• What you are asked to do:
Select and reproduce each line of the listing below that bears the string "this".

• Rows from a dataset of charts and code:
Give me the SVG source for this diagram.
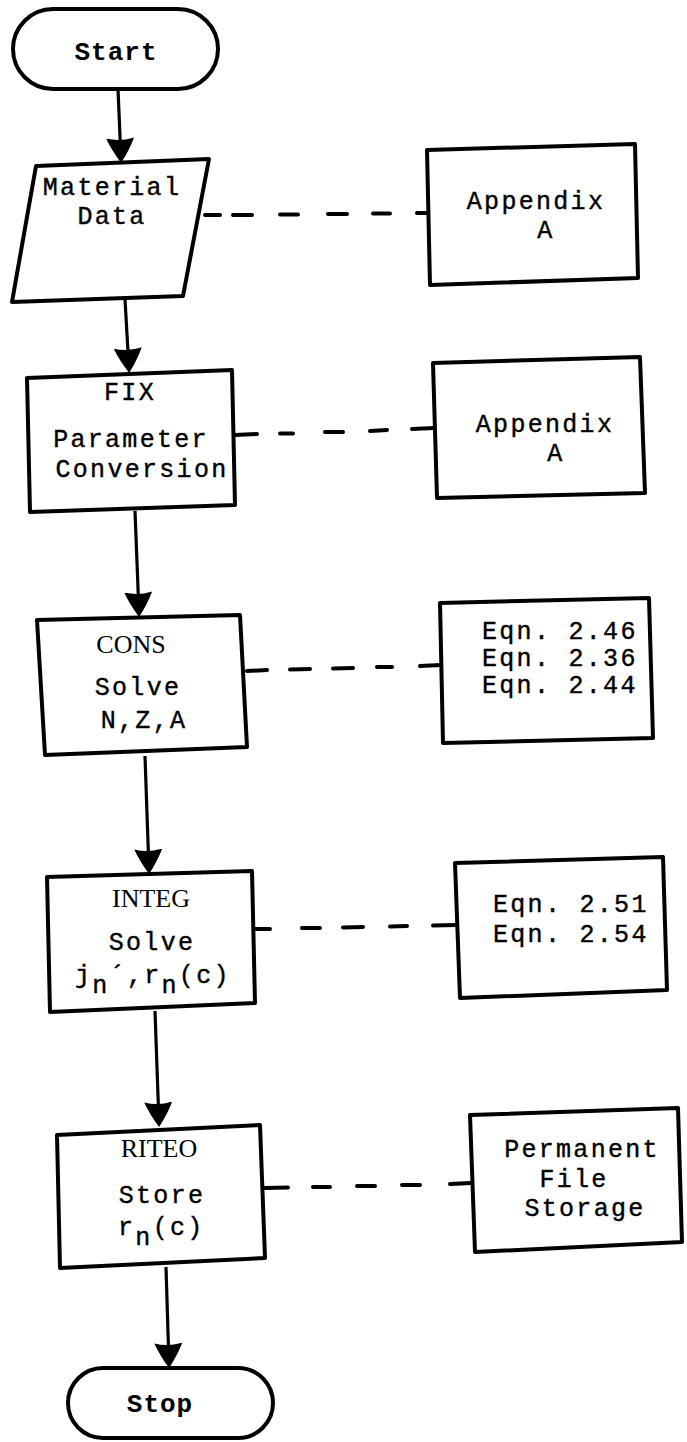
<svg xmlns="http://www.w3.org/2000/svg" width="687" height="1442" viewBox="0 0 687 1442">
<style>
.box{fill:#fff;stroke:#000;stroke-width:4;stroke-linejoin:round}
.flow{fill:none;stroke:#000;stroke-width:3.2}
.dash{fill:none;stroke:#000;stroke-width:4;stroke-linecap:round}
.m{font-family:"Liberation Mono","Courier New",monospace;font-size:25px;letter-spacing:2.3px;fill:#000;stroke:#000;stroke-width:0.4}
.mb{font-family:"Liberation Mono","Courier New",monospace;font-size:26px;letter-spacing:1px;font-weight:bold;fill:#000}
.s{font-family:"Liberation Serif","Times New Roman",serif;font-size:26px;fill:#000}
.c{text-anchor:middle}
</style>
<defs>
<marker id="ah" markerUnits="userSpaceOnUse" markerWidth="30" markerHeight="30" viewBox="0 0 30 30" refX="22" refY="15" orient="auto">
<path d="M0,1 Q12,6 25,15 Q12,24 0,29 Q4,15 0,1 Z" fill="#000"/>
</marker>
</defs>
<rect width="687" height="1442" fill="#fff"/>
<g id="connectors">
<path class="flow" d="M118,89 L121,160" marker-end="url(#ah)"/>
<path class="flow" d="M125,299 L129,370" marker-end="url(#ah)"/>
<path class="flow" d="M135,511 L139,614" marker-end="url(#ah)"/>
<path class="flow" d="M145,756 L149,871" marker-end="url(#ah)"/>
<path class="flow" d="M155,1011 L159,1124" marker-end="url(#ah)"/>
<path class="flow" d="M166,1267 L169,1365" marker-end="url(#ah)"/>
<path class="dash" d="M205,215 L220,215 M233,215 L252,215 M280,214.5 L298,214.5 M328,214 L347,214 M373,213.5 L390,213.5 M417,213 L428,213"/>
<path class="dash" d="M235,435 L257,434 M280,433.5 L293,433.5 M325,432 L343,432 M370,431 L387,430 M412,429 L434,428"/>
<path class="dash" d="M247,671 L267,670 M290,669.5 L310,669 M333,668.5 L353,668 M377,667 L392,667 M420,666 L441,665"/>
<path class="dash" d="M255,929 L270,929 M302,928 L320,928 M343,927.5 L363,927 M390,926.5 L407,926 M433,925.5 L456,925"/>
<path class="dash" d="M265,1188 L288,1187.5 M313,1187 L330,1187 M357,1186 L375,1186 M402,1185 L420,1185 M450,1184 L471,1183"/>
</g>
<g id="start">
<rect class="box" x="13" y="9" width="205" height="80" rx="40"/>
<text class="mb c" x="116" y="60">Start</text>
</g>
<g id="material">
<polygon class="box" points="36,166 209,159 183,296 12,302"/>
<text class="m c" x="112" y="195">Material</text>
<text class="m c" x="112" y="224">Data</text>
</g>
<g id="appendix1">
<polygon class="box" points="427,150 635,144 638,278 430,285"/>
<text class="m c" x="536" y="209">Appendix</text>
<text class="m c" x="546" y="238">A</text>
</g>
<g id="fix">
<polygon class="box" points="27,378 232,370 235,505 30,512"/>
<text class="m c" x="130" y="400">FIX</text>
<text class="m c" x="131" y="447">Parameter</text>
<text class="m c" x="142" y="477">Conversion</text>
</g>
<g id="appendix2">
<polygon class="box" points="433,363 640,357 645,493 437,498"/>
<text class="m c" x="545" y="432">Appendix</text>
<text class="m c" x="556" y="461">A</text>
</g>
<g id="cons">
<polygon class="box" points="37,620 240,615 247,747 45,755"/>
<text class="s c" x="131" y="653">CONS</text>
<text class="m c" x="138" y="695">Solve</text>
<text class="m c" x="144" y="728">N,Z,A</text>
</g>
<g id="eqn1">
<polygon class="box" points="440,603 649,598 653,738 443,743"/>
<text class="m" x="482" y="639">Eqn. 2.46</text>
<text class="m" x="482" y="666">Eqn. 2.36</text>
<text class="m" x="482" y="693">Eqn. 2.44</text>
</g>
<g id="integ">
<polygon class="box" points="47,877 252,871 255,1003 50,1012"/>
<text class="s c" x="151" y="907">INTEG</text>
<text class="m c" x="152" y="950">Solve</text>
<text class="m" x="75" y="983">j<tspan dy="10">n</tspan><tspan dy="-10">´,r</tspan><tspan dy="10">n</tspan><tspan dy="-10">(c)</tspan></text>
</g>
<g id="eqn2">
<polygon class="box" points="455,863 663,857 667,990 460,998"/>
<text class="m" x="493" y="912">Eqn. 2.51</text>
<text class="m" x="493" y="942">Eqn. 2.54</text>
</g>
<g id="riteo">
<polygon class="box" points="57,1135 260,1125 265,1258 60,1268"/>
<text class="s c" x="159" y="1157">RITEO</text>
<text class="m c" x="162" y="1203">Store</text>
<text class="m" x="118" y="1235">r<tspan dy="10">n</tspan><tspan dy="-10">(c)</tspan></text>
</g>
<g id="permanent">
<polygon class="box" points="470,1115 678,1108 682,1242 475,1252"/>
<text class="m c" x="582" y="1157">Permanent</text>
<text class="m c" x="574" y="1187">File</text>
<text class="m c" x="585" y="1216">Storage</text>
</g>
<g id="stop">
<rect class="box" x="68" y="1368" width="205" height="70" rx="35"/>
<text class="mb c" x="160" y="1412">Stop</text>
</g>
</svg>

* * *

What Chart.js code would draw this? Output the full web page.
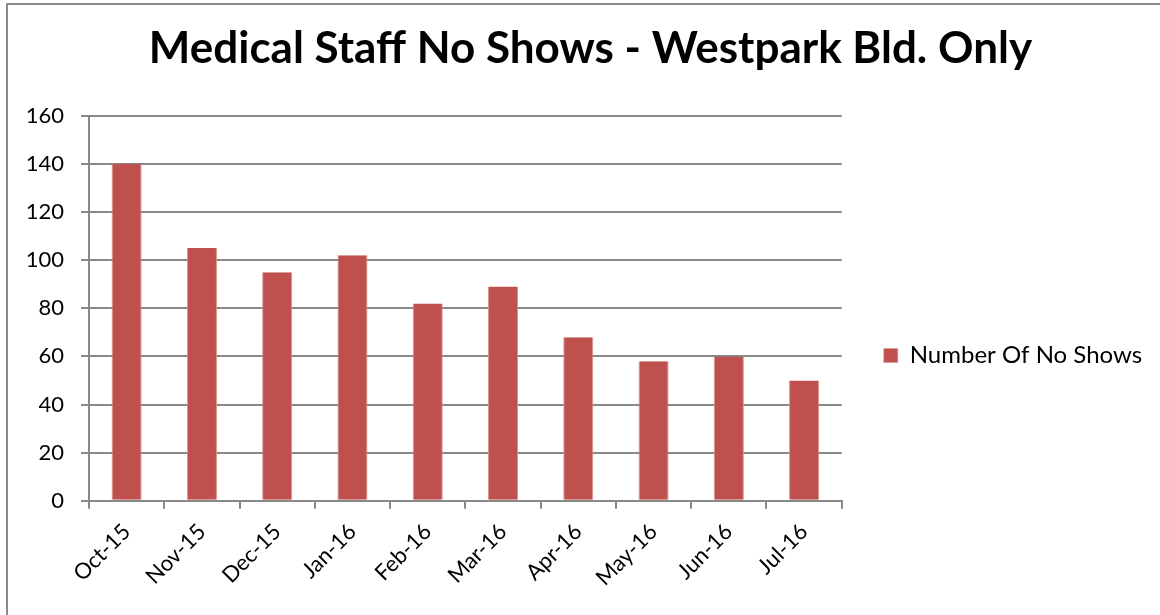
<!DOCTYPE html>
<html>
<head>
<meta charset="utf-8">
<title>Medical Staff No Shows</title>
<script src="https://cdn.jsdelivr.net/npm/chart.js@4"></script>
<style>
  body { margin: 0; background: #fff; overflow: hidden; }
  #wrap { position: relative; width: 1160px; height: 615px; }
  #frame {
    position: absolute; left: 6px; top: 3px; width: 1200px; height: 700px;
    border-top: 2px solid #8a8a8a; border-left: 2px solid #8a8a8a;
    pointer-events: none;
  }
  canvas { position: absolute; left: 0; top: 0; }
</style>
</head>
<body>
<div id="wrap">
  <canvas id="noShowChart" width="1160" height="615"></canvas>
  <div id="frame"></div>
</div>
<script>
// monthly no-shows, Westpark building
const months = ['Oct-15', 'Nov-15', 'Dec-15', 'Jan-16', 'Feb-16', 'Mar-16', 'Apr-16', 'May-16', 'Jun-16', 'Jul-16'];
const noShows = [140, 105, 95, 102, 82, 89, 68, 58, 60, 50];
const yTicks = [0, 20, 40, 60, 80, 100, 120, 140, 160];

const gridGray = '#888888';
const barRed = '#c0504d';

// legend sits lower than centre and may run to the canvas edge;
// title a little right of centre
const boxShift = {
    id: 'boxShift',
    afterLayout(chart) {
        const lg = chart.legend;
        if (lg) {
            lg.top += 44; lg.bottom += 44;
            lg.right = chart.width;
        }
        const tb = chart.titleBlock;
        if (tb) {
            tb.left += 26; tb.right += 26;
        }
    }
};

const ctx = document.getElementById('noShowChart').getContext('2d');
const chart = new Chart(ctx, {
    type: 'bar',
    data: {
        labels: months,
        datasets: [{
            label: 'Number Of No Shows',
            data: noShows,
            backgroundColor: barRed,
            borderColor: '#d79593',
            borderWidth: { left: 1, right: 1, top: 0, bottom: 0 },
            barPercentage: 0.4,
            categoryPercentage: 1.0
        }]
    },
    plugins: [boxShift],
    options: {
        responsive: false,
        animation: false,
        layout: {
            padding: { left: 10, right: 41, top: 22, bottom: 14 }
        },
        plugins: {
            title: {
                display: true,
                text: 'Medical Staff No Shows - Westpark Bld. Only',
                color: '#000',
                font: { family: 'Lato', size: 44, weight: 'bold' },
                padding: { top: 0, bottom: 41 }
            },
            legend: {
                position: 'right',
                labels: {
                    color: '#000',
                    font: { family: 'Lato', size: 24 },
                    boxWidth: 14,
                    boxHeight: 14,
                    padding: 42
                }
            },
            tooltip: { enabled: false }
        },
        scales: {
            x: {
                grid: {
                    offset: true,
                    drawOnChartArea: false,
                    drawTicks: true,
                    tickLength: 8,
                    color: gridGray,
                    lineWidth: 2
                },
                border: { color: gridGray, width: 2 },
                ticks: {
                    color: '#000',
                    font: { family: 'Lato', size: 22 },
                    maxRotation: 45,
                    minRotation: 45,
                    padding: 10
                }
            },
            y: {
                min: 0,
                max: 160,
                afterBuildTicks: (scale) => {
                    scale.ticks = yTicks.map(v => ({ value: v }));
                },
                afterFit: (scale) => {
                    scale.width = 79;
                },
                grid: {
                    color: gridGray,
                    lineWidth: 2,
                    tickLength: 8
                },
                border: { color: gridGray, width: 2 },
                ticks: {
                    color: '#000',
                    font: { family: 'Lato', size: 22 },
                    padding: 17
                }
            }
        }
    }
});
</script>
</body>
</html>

• Written response:
Give me the SVG source for this diagram.
What Chart.js code would draw this? Output the full web page.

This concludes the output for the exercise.